I watched the entire series when it was broadcast on the Sci-Fi channel a few months ago. Three two hour episodes makes for a story that has some slack moments. I won't say it's bad. But I think it could have been a little tighter. Of course I felt that way about *The Hog Father* also. YMMV.


----------



## the_faery_queen (May 12, 2008)

saw the first part last night. was disappointed. it's a bit off. something about it isn't right. and the girl is annoying. and it just seems a bit hard to believe that a queen wouldn't do something about an evil daughter.
so yeah. looks pretty, love alan cumming (do anyway) but it was off. it didn't feel right.


----------



## Alia (May 12, 2008)

I have to agree with The Faery queen, the girl (DJ) was a bit annoying and she wasn't freaked out about her new surroundings like I would have been. But... over all it was a great creative way of telling an old story without tarnishing it too much.  I rather enjoyed all three parts.


----------



## nj1 (May 12, 2008)

Well, after asking about the show I managed to miss it on Sun due to unforseen circumstances, will watch the re-run on Friday night if all goes to plan.


----------



## the_faery_queen (May 13, 2008)

i kinda think it had some really good ideas, but it might have been better if they hadn't retold the oz story, or tried to. it might have made more sense as a made up fantasy.

and yeah, dg (for dorthey gale) should have been more surprised! or scared. or something.


----------



## roddglenn (May 13, 2008)

I enjoyed it - it had some clever ways to link to the original story like Tin Man being the slang for a cop and being accused of not having a heart, Glitch looking for the half of his brain that was removed and the mystic terrified.  Also liked the use of the robot nurture units, Richard Dreyfuss as the Wizard and the travel storms.  Lots of good ideas.

I also quite liked the girl - she was good in Elf, Bridge to Terabithia and Hitchhikers.

All in all looking forward to the rest of it.


----------



## Ice fyre (May 13, 2008)

I saw about half of the first episode, I was interested, very 1930's look to it big chimneys everywhere and very old fashoned cars yet the highest technology (the odd cyborg) I was actually quite taken with it.
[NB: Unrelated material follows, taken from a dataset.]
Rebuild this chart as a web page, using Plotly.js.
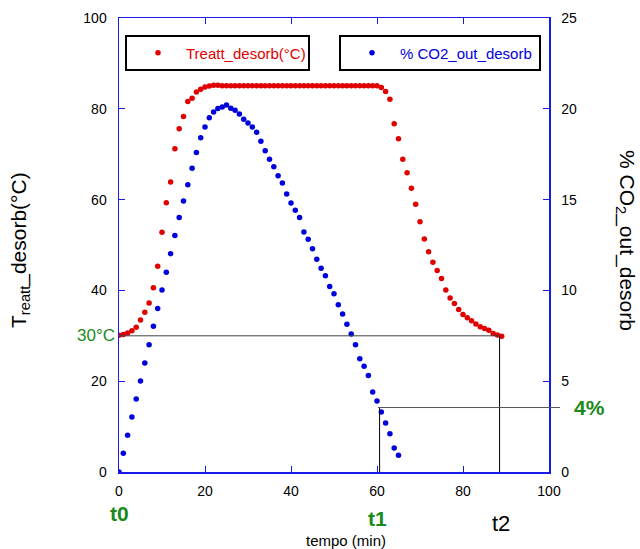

As to the story, hmmm will hopefully catch a repeat at some point on Sci-fi here in the UK, though what I saw was very inventive, I really dont know what to make of it yet.


----------



## nj1 (May 17, 2008)

Finally managed to watch the re-run last night, must say it was OK, yeah DG was a bit docile but then so was the original Dorothy. Not sure where the story's going but will definately watch the next episode on Sunday.


----------



## the_faery_queen (May 19, 2008)

last night's episode was MUCH better. i was really interested in everything. i still think that having it as an oz related thing (especially as it's the same world) is a bit far fetched. how often are two girls with the same initials going to meet the same sort of people in the same world?
but other than that, it was great
love alan cumming. just want to hug him! aw.


----------



## Stone (May 23, 2008)

I also enjoyed the 2nd episode and after seeing the trailer for the 3rd i am really looking forward to watching it on Sunday.  Wasn't sure after episode 1 but i thought last weeks episode explained a few things and i actually started to get interested in it rather than watching it because it was on.  Loved the flashback in the cave, really freaked me out for some reason


----------



## nj1 (May 23, 2008)

The second ep was much better and the witch was well done, am now interested to see how the story links up with the original as part of the trailer for ep-3 showed DG meeting Dorothy with her ruby slippers, Am also interested in the 'machine' that will destroy OZ


----------



## Scifi fan (Aug 4, 2009)

It's showing on the Canadian Space Channel now, and, quite honestly, it's pretty slow moving. I wouldn't want to see it turned into a series.


----------



## Rodders (Aug 28, 2009)

*Reimagining of the Wizard of Oz*

SFX: the leading science fiction, fantasy and horror magazine

I'm not sure how i feel about this. I still feel that this still stands the test of time even now. A great film that i loved watching as a child. I'm not sure that i like the current trend of Hollywoods with regards to reimagining old classic. (OK, BSG was the exception to the rule.) Aren't we already getting several reimaginings this year. Personally i find it quite ironic that all the films that are being remade are SF ones. Ones that have imagination and vision in the first place, yet the reason that these are being remade is because Hollywood has no imagination.


----------



## Michael01 (Aug 29, 2009)

*Re: Reimagining of the Wizard of Oz*

You've got the right of it, Rodders.  I'd have to agree with the blog author's assesment.  Why doesn't someone actually read the book, and _then_ do a movie - a "faithful adaptation" like Peter Jackson did with *TLotR*?  *The Wizard of Oz* is a very imaginative, wonderful story as it is.


----------



## j d worthington (Aug 29, 2009)

*Re: Reimagining of the Wizard of Oz*



Michael01 said:


> You've got the right of it, Rodders. I'd have to agree with the blog author's assesment. Why doesn't someone actually read the book, and _then_ do a movie - a "faithful adaptation" like Peter Jackson did with *TLotR*? *The Wizard of Oz* is a very imaginative, wonderful story as it is.


 
I'd hesitate to say that Jackson's adaptation is particularly faithful, save in general outline and certain specific incidents... but I see what you mean. One problem, though, is that -- wonderful a book as Baum wrote -- there are a _lot_ of problems with adapting it to the screen, logistically and artistically. Various things which work on the page simply wouldn't work very well (if at all) on the screen. And what about the latter half of the book? Most people would simply come away from it quite confused. Not to mention some of the egregiously corny dialogue... which would simply get it laughed off the screen; which would be a pity, as you are quite correct in saying it is a very imaginative and wonderful story, with delightful, charming characters and ideas, and fully deserves the fame it has received over the past century and more.....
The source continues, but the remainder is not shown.